Rotten Tomatoes scored this film at 95% and had this to say, “Casino Royale disposes of the silliness and gadgetry that plagued recent James Bond outings, and Daniel Craig delivers what fans and critics have been waiting for: a caustic, haunted, intense reinvention of 007″

Awards & Accolades

Casino Royale won the 2007 BAFTA Film Award for Best Sound, 2007 ASCAP Film and Television Music Awards for Top Box Office Films, and the 2007 Saturn Award for Best Action/Adventure/Thriller Film.

This film was also nominated for a plethora of awards including the BAFTA Film Award for Best Cinematography, the Saturn Award for Best Music, and the Edgar Allan Poe Award for Best Motion Picture Screen Play to name a few.

Our Rating and Recommendation

1.5 Stars out of 5 Stars

Before we attempt to go over everything this movie did right, we will point out the one negative we saw. There were a couple major differences between this movie when comparing it to the book that it’s based on.

A major difference is found in Mathis’ character. Unlike the film, the novel never portrays Mathis as a traitor, but it actually puts an emphasis on Bond and Mathis’ friendship.

Also in the film, Bond is poisoned by one of Le Chiffre’s associates during the poker game, while in the novel someone holds a gun to his back. These differences slightly impact the authenticity of the film and cannot go unnoticed.

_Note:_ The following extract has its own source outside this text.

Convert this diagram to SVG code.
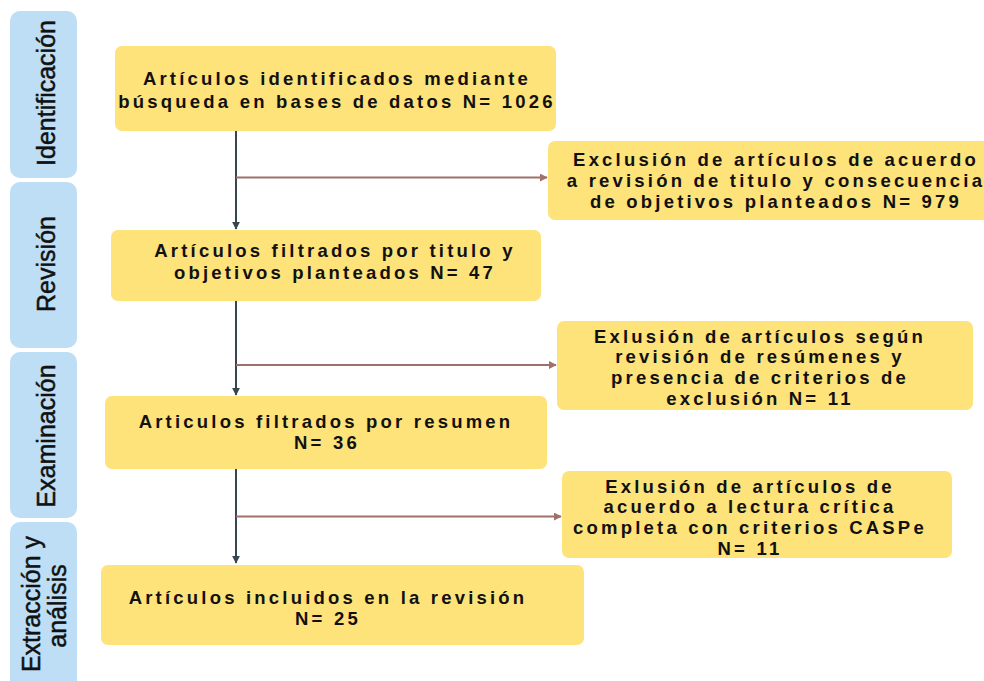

On the positive side of things, critics everywhere believe that the casting for this film was phenomenal and we couldn’t agree more. Daniel Craig embraced James Bond’s character and truly made it his own. He made viewers care deeply for this arrogant, broken, and bitter spy.

Eva Green also did a great job in her role as Vesper, making people feel sorry for this character, even though she turned out to be different than expected. They both won several awards for their performances. Mads Mikkelsen, Judi Dench, and Jeffrey Wright were also recognized for their performances in this film as well.

We enjoy the fact that the producers were successfully able to modernize this film and bring it up to times with the twenty-first century. The updated technology, attire, and customs they incorporate into the film help the younger generation connect to the Bond Series on a more personal level.

The main reason why this movie received such a high rating and a big reason why we recommend it is the fact that it’s an action-packed thriller that keeps viewers on their toes at all times.

There were multiple scenes where you think it’s over, but then something dramatic happens to prove that there’s still more to come.

Our Recommendation:

This movie is just the right mix of unpredictable excitement and the classic Bond story we all know and love.